La transmisión de la fe está vinculada de manera muy especial a la formación que se dé a los estudiantes para el sacerdocio. La fidelidad de la Iglesia a su vocación de escuchar, guardar y llevar a la práctica la Palabra de Dios, depende de la eficiencia de los seminarios. Esta es la razón porque el Concilio Vaticano II calificó con acierto a los seminarios de "corazón de la diócesis" (Optatam totius, 5). Cada una de las comunidades eclesiales está impactada por la situación de los seminarios que forman a sus sacerdotes. Los efectos de la formación del seminario se prolongan a lo largo de generaciones. Por este motivo hablé hace poco en Roma a un grupo de rectores de seminarios, diciéndoles con claridad cuánto espero y oro por este aspecto importante de la vida de la Iglesia. En dicha ocasión afirmé: "En una palabra, la primera prioridad de los seminarios hoy en día es fa enseñanza de la Palabra de Dios en toda su pureza e integridad, con todas sus exigencias y todo su poder... Un segundo punto de gran importancia... es el de la disciplina eclesiástica" (Discurso del 3 de marzo, L'Osservatore Romano, Edición en Lengua española, 1 de abril de 1979, pág. 6). Y estos dos aspectos —doctrina y disciplina— los encomiendo hoy a vuestro celo pastoral a fin de que vigiléis para que sean mantenidos. Las vocaciones al sacerdocio son un gran don de Dios a la comunidad de su Iglesia. Como obispos que somos debemos constituir la voz del llamamiento de Cristo a los jóvenes; debemos animar a nuestra gente joven a acoger la vocación con valentía y generosidad; y debemos pedir "al dueño de la mies que envíe obreros a su mies" (Mt 9, 38).

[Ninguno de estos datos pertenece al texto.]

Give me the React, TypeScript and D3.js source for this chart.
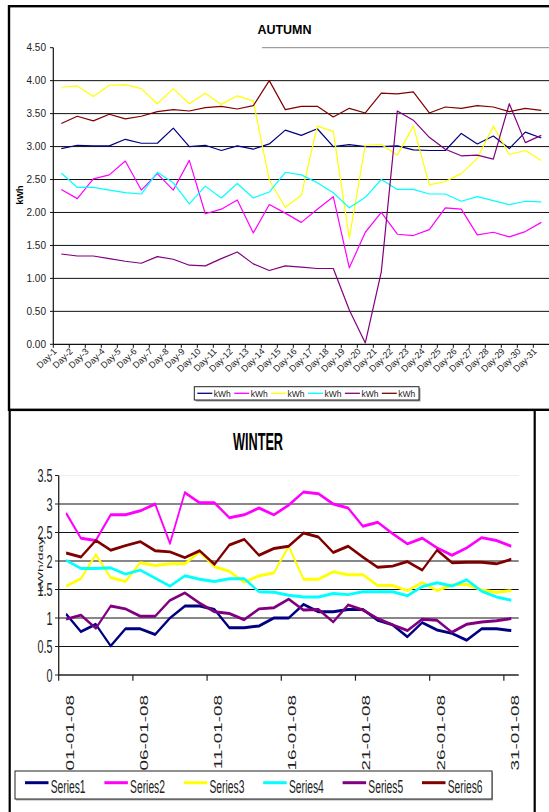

Y con agudo sentido de responsabilidad debemos impulsar las vocaciones que ya hemos recibido, cuidando la doctrina y disciplina de nuestros seminarios. Esta solicitud, queridos hermanos, la manifesté el Jueves Santo pasado diciendo: "La plena revitalización de la vida de los seminarios en toda la Iglesia será la prueba mejor de la efectiva renovación hacia la que el Concilio ha orientado a la Iglesia" (Carta a los obispos, L'Osservatore Romano, Edición en Lengua Española, 15 de abril de 1979, pág. 8).

La acción catequética y los seminarios, son éstos sin duda alguna dos instrumentos privilegiados para que la Iglesia cumpla su misión de transmitir la Palabra de Dios. Me uno hoy a vuestros esfuerzos entusiastas en estos campos y a todas las demás iniciativas vuestras en pro del Evangelio.

Confío también en que encontraréis la simpatía y estima de todos los hombres y mujeres de buena voluntad en la cuestión de la libertad religiosa. El Concilio Vaticano II lanzó de nuevo a la Iglesia a defender la dignidad de la persona humana haciendo ver las exigencias de esta dignidad natural. Y declaró que la persona humana "tiene derecho a la libertad religiosa" (Dignitatis humanae, 2). En este documento el Concilio se siente vinculado a millones de personas de todo el mundo que con toda sinceridad abrazan, con todas sus implicaciones prácticas, el artículo 18 de la Declaración de los Derechos Humanos, de las Naciones Unidas: "Cada persona tiene derecho a la libertad de pensamiento, conciencia y religión...".

Con estas esperanzas y oraciones, queridos hermanos en el Episcopado, os manifiesto de nuevo mi profunda solidaridad con vosotros en Cristo y en su Iglesia. Pido a María, Madre de Dios y Madre de la Iglesia, que os mantenga gozosos y fuertes para gloria de su Hijo y servicio generoso de vuestro pueblo. En cuanto a lo demás, "pongamos los ojos en el autor y consumador de la fe" (Heb 12, 2).